Richard Pipes: For almost three quarters of a century the world felt it very, very powerfully. The Twentieth century was very much dominated by the Soviet Union and its actions. Today, no. Today, it’s pretty much history.

David Newstead: So, do you feel there’s any significance to Russian President Vladimir Putin being a former agent of the KGB?

Richard Pipes: Yes. He is not fit to be a democratic leader. A democratic leader listens to the population and does what the population commands. He is still mentally and psychologically very much of the Soviet mold.

David Newstead: What do you think is often misunderstood about the October Revolution that people should remember today?

Richard Pipes: People should remember that the Cold War and a great deal that happened in the Twentieth century was due to that. And it was all evil. And the only good thing about the Bolsheviks was that they created a regime that could resist the Nazis when they invaded them. And that was one great solid achievement of Bolshevism. Otherwise, I see nothing but evil.

David Newstead: In light of that, do you think Vladimir Lenin’s body should still be on display in Moscow?

Richard Pipes: No, he definitely should be removed.

David Newstead: You’ve also done a great deal of research on Russia under the Tsar. I’m curious what you think Tsar’s legacy is a hundred years after his downfall?

Richard Pipes: It’s ancient history, of course. But the legacy of the Tsars and of all previous Russian governments was that democracy was not good for Russia. And that Russia needs a strong ruler, even if he rules in an autocratic manner. And that is very deeply ensconced in the Russian political culture.

David Newstead: You were in the Reagan administration for a time. Do you feel the Reagan administration offers any lessons on how America should deal with Russia today?

Richard Pipes: No, because the situation is very different. When Reagan was in the White House, the Cold War was on. There’s no Cold War today. I mean, our relations with Russia are not terribly good, because of Putin and the administration. But it is not as dangerous as it was then.
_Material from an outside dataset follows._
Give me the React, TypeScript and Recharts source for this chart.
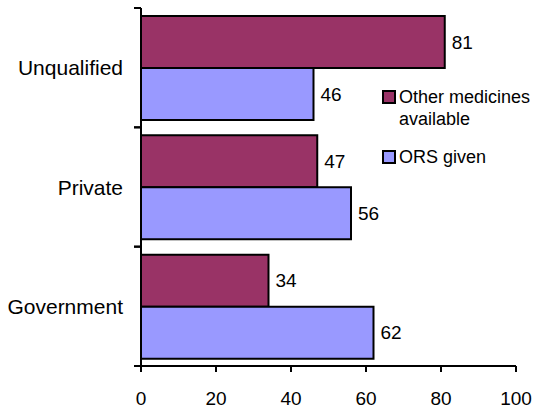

David Newstead: I’m curious if you have any views on the alleged Russian interference in the U.S. presidential election right now?

Richard Pipes: Well, yes. They are participating in it. In my view, the Russians are friendly to a very bad candidate. Trump, if he’s elected, would be a disaster. And Trump is friendly to Putin and Putin is friendly to Trump and that’s not good. I hope that Russia changes its attitude to the rest of the world – that it becomes more cooperative and less hostile. But I am not very optimistic that this will happen.

David Newstead: It seems like Russian politics have been going in a bad direction for some time now…

Richard Pipes: It goes back to authoritarianism and hostility to the rest of the world. I’m afraid it is so. And I hope it will change, but I’m not very optimistic.